** Task **
Starting at the first line of the data, print each line verbatim up to and including the line bearing "0.76, 0.84, 0.89];", omitting pictures.

** Records with drawing code **
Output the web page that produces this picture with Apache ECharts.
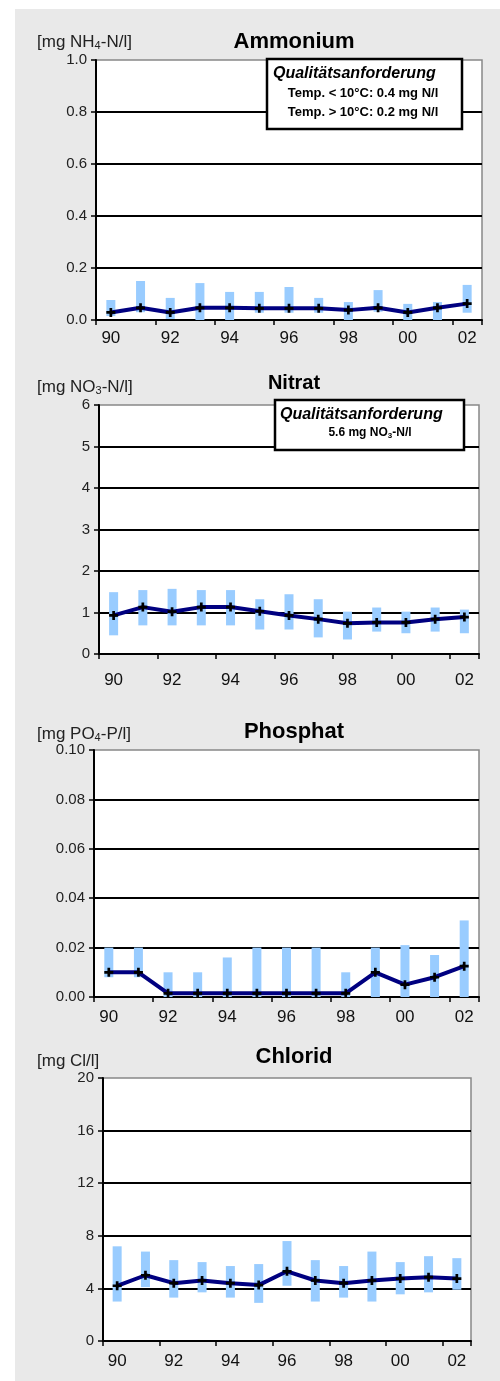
<!DOCTYPE html>
<html>
<head>
<meta charset="utf-8">
<script src="https://cdn.jsdelivr.net/npm/echarts@6/dist/echarts.min.js"></script>
<style>
html,body{margin:0;padding:0;background:#fff;}
#chart{width:500px;height:1381px;}
</style>
</head>
<body>
<div id="chart"></div>
<script>
// ---- data ----
const years = ['90','91','92','93','94','95','96','97','98','99','00','01','02'];

const ammMin  = [0.015, 0.030, 0.004, 0.000, 0.000, 0.028, 0.028, 0.028, 0.000, 0.032, 0.000, 0.000, 0.028];
const ammMax  = [0.077, 0.150, 0.085, 0.142, 0.108, 0.108, 0.127, 0.085, 0.069, 0.115, 0.062, 0.069, 0.135];
const ammMean = [0.029, 0.047, 0.029, 0.047, 0.047, 0.045, 0.045, 0.045, 0.038, 0.047, 0.029, 0.047, 0.063];

const no3Min  = [0.45, 0.69, 0.69, 0.69, 0.69, 0.59, 0.59, 0.40, 0.35, 0.54, 0.50, 0.54, 0.50];
const no3Max  = [1.49, 1.54, 1.57, 1.54, 1.54, 1.32, 1.44, 1.32, 1.02, 1.12, 1.02, 1.12, 1.07];
const no3Mean = [0.93, 1.13, 1.02, 1.13, 1.13, 1.03, 0.93, 0.84, 0.74, 0.76, 0.76, 0.84, 0.89];

const po4Min  = [0.008, 0.008, 0, 0, 0, 0, 0, 0, 0, 0, 0, 0, 0];
const po4Max  = [0.020, 0.020, 0.010, 0.010, 0.016, 0.020, 0.020, 0.020, 0.010, 0.020, 0.021, 0.017, 0.031];
const po4Mean = [0.010, 0.010, 0.0015, 0.0015, 0.0015, 0.0015, 0.0015, 0.0015, 0.0015, 0.010, 0.005, 0.008, 0.0125];

const clMin  = [3.0, 4.1, 3.3, 3.7, 3.3, 2.9, 4.2, 3.0, 3.3, 3.0, 3.55, 3.7, 3.9];
const clMax  = [7.2, 6.8, 6.15, 6.0, 5.7, 5.85, 7.6, 6.15, 5.7, 6.8, 6.0, 6.45, 6.3];
const clMean = [4.2, 5.0, 4.4, 4.6, 4.4, 4.25, 5.3, 4.6, 4.4, 4.6, 4.75, 4.85, 4.75];

const titles = ['Ammonium', 'Nitrat', 'Phosphat', 'Chlorid'];
const yMin = [0, 0, 0, 0];
const yMax = [1.0, 6, 0.10, 20];
const yStep = [0.2, 1, 0.02, 4];
const yDecimals = [1, 0, 2, 0];

// ---- layout ----
const FONT = "'Liberation Sans', Arial, sans-serif";
const panels = [
  {grid:{left:96, top:60,  width:386, height:260}, lo:ammMin, hi:ammMax, mean:ammMean, xMargin:10, titleY:42,  titleSize:22, unitY:42},
  {grid:{left:99, top:405, width:380, height:249}, lo:no3Min, hi:no3Max, mean:no3Mean, xMargin:18, titleY:383, titleSize:20, unitY:387},
  {grid:{left:94, top:750, width:385, height:247}, lo:po4Min, hi:po4Max, mean:po4Mean, xMargin:12, titleY:732, titleSize:22, unitY:734},
  {grid:{left:103,top:1078,width:368, height:263}, lo:clMin, hi:clMax, mean:clMean, xMargin:12, titleY:1057,titleSize:22, unitY:1061}
];
const units = [
  '[mg NH{s|4}-N/l]',
  '[mg NO{s|3}-N/l]',
  '[mg PO{s|4}-P/l]',
  '[mg Cl/l]'
];

const plus = 'path://M3.5,0H6.5V3.5H10V6.5H6.5V10H3.5V6.5H0V3.5H3.5Z';

const grids = [], xAxes = [], yAxes = [], series = [], graphics = [];

graphics.push({type:'rect', shape:{x:15, y:9, width:485, height:1372}, style:{fill:'#e9e9e9'}, z:-10, silent:true});

panels.forEach((p, i) => {
  grids.push(Object.assign({show:true, backgroundColor:'#ffffff', borderColor:'#888888', borderWidth:1.5, containLabel:false}, p.grid));
  xAxes.push({
    type:'category', gridIndex:i, data:years, boundaryGap:true,
    axisLine:{lineStyle:{color:'#000', width:2}},
    axisTick:{show:true, length:5, lineStyle:{color:'#000', width:1.5}},
    axisLabel:{interval:1, color:'#111', fontFamily:FONT, fontSize:17, margin:p.xMargin},
    splitLine:{show:false}
  });
  yAxes.push({
    type:'value', gridIndex:i, min:yMin[i], max:yMax[i], interval:yStep[i],
    axisLine:{show:true, lineStyle:{color:'#000', width:2}},
    axisTick:{show:true, length:5, lineStyle:{color:'#000', width:1.5}},
    axisLabel:{color:'#222', fontFamily:FONT, fontSize:15, margin:9,
      formatter: v => v.toFixed(yDecimals[i])},
    splitLine:{show:true, showMaxLine:false, lineStyle:{color:'#000', width:2}}
  });
  const stackId = 'rng' + i;
  series.push({
    type:'bar', xAxisIndex:i, yAxisIndex:i, stack:stackId, barWidth:9, silent:true,
    itemStyle:{color:'rgba(0,0,0,0)'}, data:p.lo
  });
  series.push({
    type:'bar', xAxisIndex:i, yAxisIndex:i, stack:stackId, barWidth:9, silent:true,
    itemStyle:{color:'#99ccff'}, data:p.hi.map((h, k) => +(h - p.lo[k]).toFixed(5))
  });
  series.push({
    type:'line', xAxisIndex:i, yAxisIndex:i, data:p.mean, z:5, silent:true,
    symbol:plus, symbolSize:9, showSymbol:true, showAllSymbol:true,
    itemStyle:{color:'#000'}, lineStyle:{color:'#000080', width:4}
  });
  graphics.push({type:'text', x:294, y:p.titleY, z:10,
    style:{text:titles[i], font:`bold ${p.titleSize}px ${FONT}`, fill:'#000', textAlign:'center', textVerticalAlign:'middle'}});
  graphics.push({type:'text', x:37, y:p.unitY, z:10,
    style:{text:units[i], font:`17px ${FONT}`, fill:'#222', textAlign:'left', textVerticalAlign:'middle',
      rich:{s:{fontSize:11, fontFamily:FONT, fill:'#222', padding:[8,0,0,0]}}}});
});

// Annotation boxes
graphics.push({type:'group', z:20, children:[
  {type:'rect', shape:{x:267, y:59, width:195, height:70}, style:{fill:'#fff', stroke:'#000', lineWidth:2.5}, z:20},
  {type:'text', x:273, y:74, z:21, style:{text:'Qualitätsanforderung', font:`italic bold 16px ${FONT}`, fill:'#000', textAlign:'left', textVerticalAlign:'middle'}},
  {type:'text', x:363, y:93, z:21, style:{text:'Temp. < 10°C: 0.4 mg N/l', font:`bold 13px ${FONT}`, fill:'#000', textAlign:'center', textVerticalAlign:'middle'}},
  {type:'text', x:363, y:112, z:21, style:{text:'Temp. > 10°C: 0.2 mg N/l', font:`bold 13px ${FONT}`, fill:'#000', textAlign:'center', textVerticalAlign:'middle'}}
]});
graphics.push({type:'group', z:20, children:[
  {type:'rect', shape:{x:275, y:400, width:189, height:50}, style:{fill:'#fff', stroke:'#000', lineWidth:2.5}, z:20},
  {type:'text', x:280, y:415, z:21, style:{text:'Qualitätsanforderung', font:`italic bold 16px ${FONT}`, fill:'#000', textAlign:'left', textVerticalAlign:'middle'}},
  {type:'text', x:370, y:433, z:21, style:{text:'5.6 mg NO{s|3}-N/l', font:`bold 12px ${FONT}`, fill:'#000', textAlign:'center', textVerticalAlign:'middle',
    rich:{s:{fontSize:8, fontWeight:'bold', fontFamily:FONT, fill:'#000', padding:[5,0,0,0]}}}}
]});

const chart = echarts.init(document.getElementById('chart'), null, {renderer:'canvas', width:500, height:1381});
chart.setOption({
  animation:false,
  backgroundColor:'#ffffff',
  grid:grids, xAxis:xAxes, yAxis:yAxes, series:series, graphic:graphics
});
</script>
</body>
</html>
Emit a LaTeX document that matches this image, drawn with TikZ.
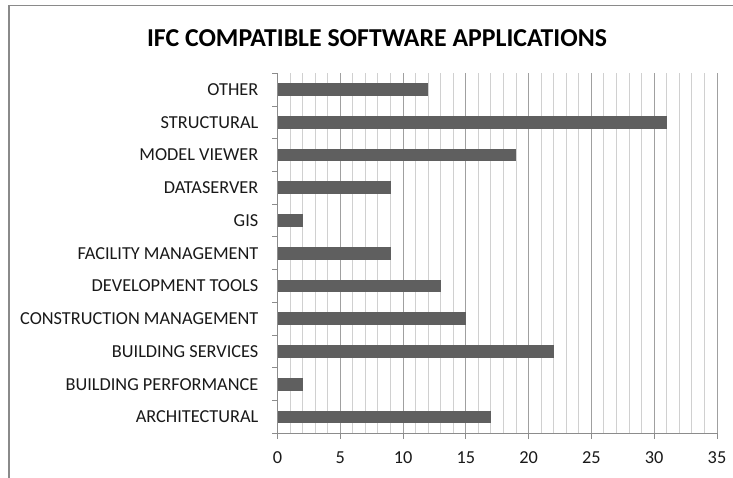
\documentclass[tikz,border=0pt]{standalone}
\usepackage{fontspec}
\setmainfont{Carlito}
\definecolor{framegray}{HTML}{8A8A8A}
\definecolor{minorgrid}{HTML}{D0D0D0}
\definecolor{majorgrid}{HTML}{A0A0A0}
\definecolor{axisgray}{HTML}{8C8C8C}
\definecolor{barfill}{HTML}{5F5F5F}
\begin{document}
\begin{tikzpicture}[x=1pt,y=-1pt,
  minorline/.style={draw=minorgrid,line width=1pt},
  majorline/.style={draw=majorgrid,line width=1pt},
  axisline/.style={draw=axisgray,line width=1pt},
  catlabel/.style={anchor=east,inner sep=0pt,font=\fontsize{18.3}{20}\selectfont,text=black!90},
  ticklabel/.style={anchor=center,inner sep=0pt,font=\fontsize{18.3}{20}\selectfont,text=black!90},
  barbox/.style={fill=barfill,draw=none}]
\useasboundingbox (0,0) rectangle (733,477);
\fill[white] (0,0) rectangle (733,477);
\draw[framegray,line width=1.6pt] (9,478) -- (9,5.5) -- (734,5.5);
\def\xo{277.5}
\def\u{12.557}
\def\yt{73.3}
\def\yb{433.3}
\def\h{32.727}
\node[font=\fontsize{25.8}{28}\selectfont\bfseries,inner sep=0pt] (title) at (377,38) {IFC COMPATIBLE SOFTWARE APPLICATIONS};
% grid
\foreach \i in {1,...,34} {\draw[minorline] ({\xo+\i*\u},\yt) -- ({\xo+\i*\u},\yb);}
\foreach \i in {5,10,...,35} {\draw[majorline] ({\xo+\i*\u},\yt) -- ({\xo+\i*\u},\yb);}
% bars
\foreach \v [count=\k from 0] in {12,31,19,9,2,9,13,15,22,2,17} {
  \fill[barbox] (\xo,{\yt+(\k+0.5)*\h-6.35}) rectangle ({\xo+\v*\u},{\yt+(\k+0.5)*\h+6.35});
}
% axes
\draw[axisline] (\xo,\yt) -- (\xo,\yb);
\foreach \k in {0,...,11} {\draw[axisline] ({\xo-5.5},{\yt+\k*\h}) -- (\xo,{\yt+\k*\h});}
\draw[axisline] (\xo,\yb) -- ({\xo+35*\u},\yb);
\foreach \j in {0,...,7} {\draw[axisline] ({\xo+\j*5*\u},\yb) -- ({\xo+\j*5*\u},{\yb+5.5});}
% category labels
\foreach \t [count=\k from 0] in {OTHER,STRUCTURAL,MODEL VIEWER,DATASERVER,GIS,FACILITY MANAGEMENT,DEVELOPMENT TOOLS,CONSTRUCTION MANAGEMENT,BUILDING SERVICES,BUILDING PERFORMANCE,ARCHITECTURAL} {
  \node[catlabel] (cat\k) at (258.5,{\yt+(\k+0.5)*\h}) {\t};
}
% tick labels
\foreach \j in {0,...,7} {
  \pgfmathtruncatemacro{\val}{\j*5}
  \node[ticklabel] (tick\j) at ({\xo+\j*5*\u},458) {\val};
}
\end{tikzpicture}
\end{document}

** Written solution **
Output the web page that produces this picture with Apache ECharts.
<!DOCTYPE html>
<html>
<head>
<meta charset="utf-8">
<script src="https://cdn.jsdelivr.net/npm/echarts@6/dist/echarts.min.js"></script>
<style>
html,body{margin:0;padding:0;background:#fff;}
#chart{width:500px;height:1381px;}
</style>
</head>
<body>
<div id="chart"></div>
<script>
// ---- data ----
const years = ['90','91','92','93','94','95','96','97','98','99','00','01','02'];

const ammMin  = [0.015, 0.030, 0.004, 0.000, 0.000, 0.028, 0.028, 0.028, 0.000, 0.032, 0.000, 0.000, 0.028];
const ammMax  = [0.077, 0.150, 0.085, 0.142, 0.108, 0.108, 0.127, 0.085, 0.069, 0.115, 0.062, 0.069, 0.135];
const ammMean = [0.029, 0.047, 0.029, 0.047, 0.047, 0.045, 0.045, 0.045, 0.038, 0.047, 0.029, 0.047, 0.063];

const no3Min  = [0.45, 0.69, 0.69, 0.69, 0.69, 0.59, 0.59, 0.40, 0.35, 0.54, 0.50, 0.54, 0.50];
const no3Max  = [1.49, 1.54, 1.57, 1.54, 1.54, 1.32, 1.44, 1.32, 1.02, 1.12, 1.02, 1.12, 1.07];
const no3Mean = [0.93, 1.13, 1.02, 1.13, 1.13, 1.03, 0.93, 0.84, 0.74, 0.76, 0.76, 0.84, 0.89];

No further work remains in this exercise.